I think I've listed quite a few elements of Planescape where this is true as well. And on a side note 4e also has it's fair share of defined setting elements as well. Both, IMO have a mixture which is why I don't see any appreciable difference (other than preference) in using one over the other for drifting into narrativist play.
As you said, we've talked about some of this stuff before. And as is often the case, I'm curious. Are you saying that you've GMed or played in a narrativist Planescape game? If so, feel free to tell all! I'm not going to contradict you - I want to hear about how you did it. (For example, how did you handle alignment? In my mind mechanical alignment is the number one obstacle to narrativist play in the traditional D&D mechanics. When I've GMed narrativist AD&D we've just dropped alignment altogether. But I don't see how that could be done in a Planescape game.)

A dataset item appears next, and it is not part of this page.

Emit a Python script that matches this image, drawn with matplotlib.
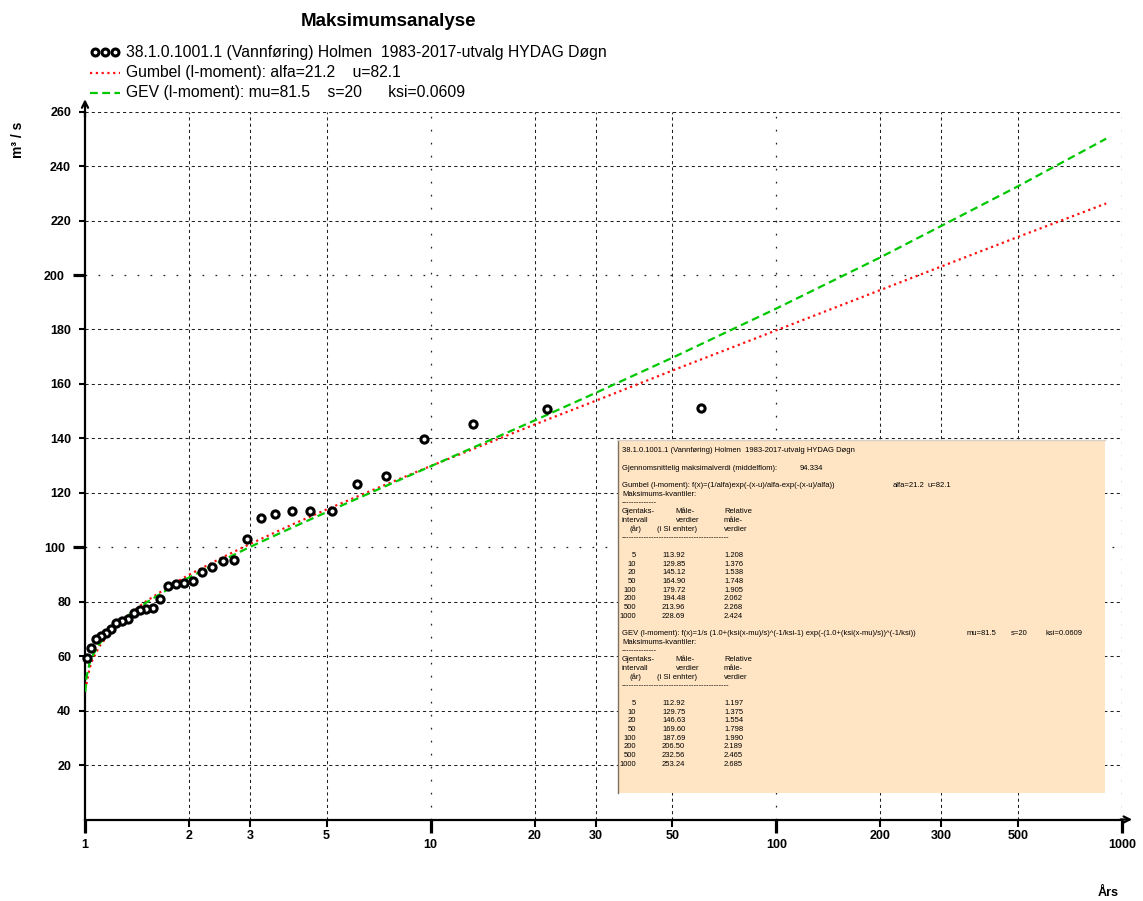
import matplotlib
matplotlib.use('Agg')
import matplotlib.pyplot as plt
from matplotlib.lines import Line2D
from matplotlib.patches import Rectangle
from matplotlib import font_manager
from matplotlib.ticker import FixedLocator, FixedFormatter

# ---------------- data ----------------
obs_T = [60.6, 21.77, 13.27, 9.54, 7.45, 6.11, 5.18, 4.49, 3.97, 3.55, 3.22, 2.94,
         2.70, 2.50, 2.33, 2.18, 2.05, 1.934, 1.83, 1.737, 1.652, 1.575, 1.506,
         1.442, 1.383, 1.329, 1.278, 1.232, 1.188, 1.149, 1.111, 1.076, 1.042, 1.011]
obs_Q = [151.0, 150.9, 145.4, 139.9, 126.0, 123.3, 113.5, 113.5, 113.5, 112.1, 110.7,
         103.1, 95.3, 95.1, 92.6, 90.9, 87.7, 86.8, 86.5, 85.6, 81.0, 77.8, 77.5,
         76.9, 75.9, 73.8, 73.0, 72.0, 69.8, 68.6, 67.5, 66.4, 63.1, 59.2]

gum_T = [1.01, 1.03, 1.05, 1.1, 1.2, 1.35, 1.5, 1.75, 2, 2.5, 3, 4, 5, 7, 10, 15,
         20, 30, 50, 100, 200, 500, 900]
gum_Q = [49.7, 55.3, 58.5, 63.6, 69.7, 75.7, 80.1, 85.6, 89.9, 96.3, 101.2, 108.5,
         113.9, 121.7, 129.85, 138.8, 145.1, 153.8, 164.9, 179.7, 194.5, 214.0, 226.3]

gev_T = [1.002, 1.01, 1.03, 1.05, 1.1, 1.2, 1.35, 1.5, 1.75, 2, 2.5, 3, 4, 5, 7, 10,
         15, 20, 30, 50, 100, 200, 500, 900]
gev_Q = [46.9, 52.3, 57.2, 60.0, 64.5, 70.0, 75.6, 79.6, 84.8, 88.9, 95.2, 100.1,
         107.4, 112.9, 121.1, 129.75, 139.6, 146.6, 156.7, 169.6, 187.7, 206.5,
         232.6, 250.1]

y_minor = [20, 40, 60, 80, 120, 140, 160, 180, 220, 240, 260]
y_major = [100, 200]
x_minor = [2, 3, 5, 20, 30, 50, 200, 300, 500]
x_major = [1, 10, 100, 1000]

title = "Maksimumsanalyse"
leg_obs = "38.1.0.1001.1 (Vannføring) Holmen  1983-2017-utvalg HYDAG Døgn"
leg_gum = "Gumbel (l-moment): alfa=21.2    u=82.1"
leg_gev = "GEV (l-moment): mu=81.5    s=20      ksi=0.0609"

tab_T = ["5", "10", "20", "50", "100", "200", "500", "1000"]
gum_val = ["113.92", "129.85", "145.12", "164.90", "179.72", "194.48", "213.96", "228.69"]
gum_rel = ["1.208", "1.376", "1.538", "1.748", "1.905", "2.062", "2.268", "2.424"]
gev_val = ["112.92", "129.75", "146.63", "169.60", "187.69", "206.50", "232.56", "253.24"]
gev_rel = ["1.197", "1.375", "1.554", "1.798", "1.990", "2.189", "2.465", "2.685"]

# ---------------- figure ----------------
W, H = 1143, 901
fig = plt.figure(figsize=(W / 100, H / 100), dpi=100)
SANS = 'Liberation Sans'
names = {f.name for f in font_manager.fontManager.ttflist}
NARROW = 'Liberation Sans Narrow' if 'Liberation Sans Narrow' in names else SANS

def fx(x):
    return x / W

def fy(y):
    return 1 - y / H

x0, x1 = 85, 1122
y0, y1 = 819.5, 111.7
ax = fig.add_axes([fx(x0), fy(y0), (x1 - x0) / W, (y0 - y1) / H])
ax.set_xscale('log')
ax.set_xlim(1, 1000)
ax.set_ylim(0, 260)
ax.set_facecolor('white')

for s in ['top', 'right']:
    ax.spines[s].set_visible(False)
for s in ['left', 'bottom']:
    ax.spines[s].set_linewidth(1.6)
    ax.spines[s].set_color('black')

# gridlines
gcol = '#202020'
for v in y_minor:
    ax.axhline(v, color=gcol, lw=0.75, ls=(0, (3, 3)), zorder=1)
for v in y_major:
    ax.axhline(v, color=gcol, lw=0.9, ls=(0, (1.4, 9)), zorder=1)
for v in x_minor:
    ax.axvline(v, color=gcol, lw=0.75, ls=(0, (3, 3)), zorder=1)
for v in x_major[1:]:
    ax.axvline(v, color=gcol, lw=0.9, ls=(0, (1.4, 9)), zorder=1)

# ticks
ax.yaxis.set_major_locator(FixedLocator(y_major))
ax.yaxis.set_minor_locator(FixedLocator(y_minor))
ax.yaxis.set_major_formatter(FixedFormatter([str(v) for v in y_major]))
ax.yaxis.set_minor_formatter(FixedFormatter([str(v) for v in y_minor]))
ax.xaxis.set_major_locator(FixedLocator(x_major))
ax.xaxis.set_minor_locator(FixedLocator(x_minor))
ax.xaxis.set_major_formatter(FixedFormatter([str(v) for v in x_major]))
ax.xaxis.set_minor_formatter(FixedFormatter([str(v) for v in x_minor]))

ax.tick_params(axis='y', which='minor', direction='out', length=4, width=1.5, pad=6)
ax.tick_params(axis='y', which='major', direction='out', length=8.5, width=2.3, pad=6)
ax.tick_params(axis='x', which='minor', direction='out', length=5, width=1.5, pad=2.5)
ax.tick_params(axis='x', which='major', direction='out', length=9, width=2.3, pad=5)
for lab in ax.get_xticklabels(which='both') + ax.get_yticklabels(which='both'):
    lab.set_fontfamily(SANS)
    lab.set_fontweight('bold')
    lab.set_fontsize(9)

# curves
ax.plot(gum_T, gum_Q, color='#FF1010', lw=1.6, ls=(0, (1, 1.6)), zorder=3)
ax.plot(gev_T, gev_Q, color='#00C800', lw=1.6, ls=(0, (3.5, 2)), zorder=3)
ax.plot(obs_T, obs_Q, ls='none', marker='o', ms=5.2, mew=2.2, mec='black',
        mfc='white', zorder=4, clip_on=False)

# axis arrows
ax.annotate('', xy=(1, 264.6), xytext=(1, 258), annotation_clip=False,
            arrowprops=dict(arrowstyle='->', lw=1.6, color='black', mutation_scale=11,
                            shrinkA=0, shrinkB=0))
ax.annotate('', xy=(1070, 0), xytext=(990, 0), annotation_clip=False,
            arrowprops=dict(arrowstyle='->', lw=1.6, color='black', mutation_scale=11,
                            shrinkA=0, shrinkB=0))

# title, axis labels
fig.text(fx(388), fy(22), title, ha='center', va='center', fontsize=13.5,
         fontweight='bold', family=SANS)
fig.text(fx(18), fy(140), 'm³ / s', rotation=90, ha='center', va='center',
         fontsize=10, fontweight='bold', family=SANS)
fig.text(fx(1108), fy(893), 'Års', ha='center', va='center', fontsize=9,
         fontweight='bold', family=SANS)

# legend
for xm in (95, 105, 115):
    fig.add_artist(Line2D([fx(xm)], [fy(52)], transform=fig.transFigure, marker='o',
                          ms=5.0, mew=2.2, mec='black', mfc='white', ls='none'))
fig.add_artist(Line2D([fx(90), fx(120)], [fy(73), fy(73)], transform=fig.transFigure,
                      color='#FF1010', lw=1.6, ls=(0, (1, 1.6))))
fig.add_artist(Line2D([fx(90), fx(120)], [fy(93), fy(93)], transform=fig.transFigure,
                      color='#00C800', lw=1.6, ls=(0, (3.5, 2))))
for yy, txt in ((52, leg_obs), (73, leg_gum), (93, leg_gev)):
    fig.text(fx(126), fy(yy), txt, ha='left', va='center', fontsize=11.3, family=SANS)

# info box
bx0, by0, bx1, by1 = 618, 440, 1105, 793
fig.add_artist(Rectangle((fx(bx0), fy(by1)), (bx1 - bx0) / W, (by1 - by0) / H,
                         transform=fig.transFigure, facecolor='#FFE5C4',
                         edgecolor='none', zorder=5))
fig.add_artist(Line2D([fx(bx0), fx(bx0)], [fy(by0), fy(by1)], transform=fig.transFigure,
                      color='#807060', lw=1, zorder=6))
fig.add_artist(Line2D([fx(bx0), fx(bx1)], [fy(by0), fy(by0)], transform=fig.transFigure,
                      color='#D8D0C8', lw=1, zorder=6))

# font size for box text so that the first line is ~235 px wide
renderer = fig.canvas.get_renderer()
probe = fig.text(0, 0, leg_obs, fontsize=10, family=NARROW)
wprobe = probe.get_window_extent(renderer).width
probe.remove()
bfs = 10 * 235 / wprobe

def btxt(x, line, s, ha='left'):
    fig.text(fx(x), fy(451 + 8.7 * line), s, ha=ha, va='center', fontsize=bfs,
             family=NARROW, color='black', zorder=7)

btxt(622, 0, leg_obs)
btxt(622, 2, "Gjennomsnittelig maksimalverdi (middelflom):")
btxt(800, 2, "94.334")

def block(start, formula, params, vals, rels):
    btxt(622, start, formula)
    for xp, p in params:
        btxt(xp, start, p)
    btxt(622, start + 1, "Maksimums-kvantiler:")
    btxt(622, start + 2, "-" * 14)
    btxt(622, start + 3, "Gjentaks-")
    btxt(675, start + 3, "Måle-")
    btxt(724, start + 3, "Relative")
    btxt(622, start + 4, "intervall")
    btxt(676, start + 4, "verdier")
    btxt(724, start + 4, "måle-")
    btxt(630, start + 5, "(år)")
    btxt(657, start + 5, "(i SI enhter)")
    btxt(724, start + 5, "verdier")
    btxt(622, start + 6, "-" * 43)
    for i, (t, v, r) in enumerate(zip(tab_T, vals, rels)):
        btxt(636, start + 8 + i, t, ha='right')
        btxt(662, start + 8 + i, v)
        btxt(724, start + 8 + i, r)

block(4, "Gumbel (l-moment): f(x)=(1/alfa)exp(-(x-u)/alfa-exp(-(x-u)/alfa))",
      [(893, "alfa=21.2"), (927, "u=82.1")], gum_val, gum_rel)
block(21, "GEV (l-moment): f(x)=1/s (1.0+(ksi(x-mu)/s)^(-1/ksi-1) exp(-(1.0+(ksi(x-mu)/s))^(-1/ksi))",
      [(967, "mu=81.5"), (1011, "s=20"), (1045, "ksi=0.0609")], gev_val, gev_rel)

fig.savefig('out.png', dpi=100, facecolor='white')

I honestly don't have the time to post something like this permeton, especially as I am playing 4e right now and not Planescape it would be mostly from memory. As to alignment, It really only affects those classes that have chosen it as a thematic definer such as clerics, paladins, druids, barbarians and monks
Or, if you haven't GMed narrativist Planescape, then I'm puzzled as to how you can be so confident that it can be done. To be honest, I don't get the impression from your posts that you are into narrativist play (I could be wrong though - I seem to recall that you play HeroQuest). And if you're not into narrativist play, why does it matter to you that someone who is has views about what systems and what settings offer better or worse support for it?

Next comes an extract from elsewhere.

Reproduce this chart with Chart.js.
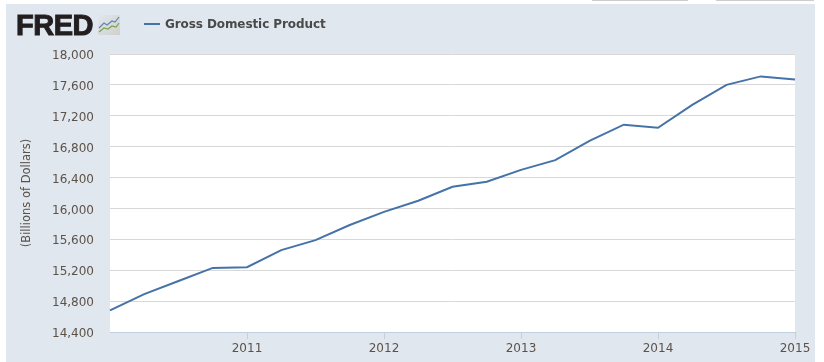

And I, in turn, am puzzled by how someone that has never read the Planescape campaign setting can have such strong opinions and feelings on what it is and what it isn't good for. As for narrativist games, I do enjoy them and I have played Heroquest, in the Nameless Streets campaign setting (where the DM defines all kinds of secrets that the players investigate), I don't know if I necessarily prefer them over other styles of play but they are enjoyable with the right group.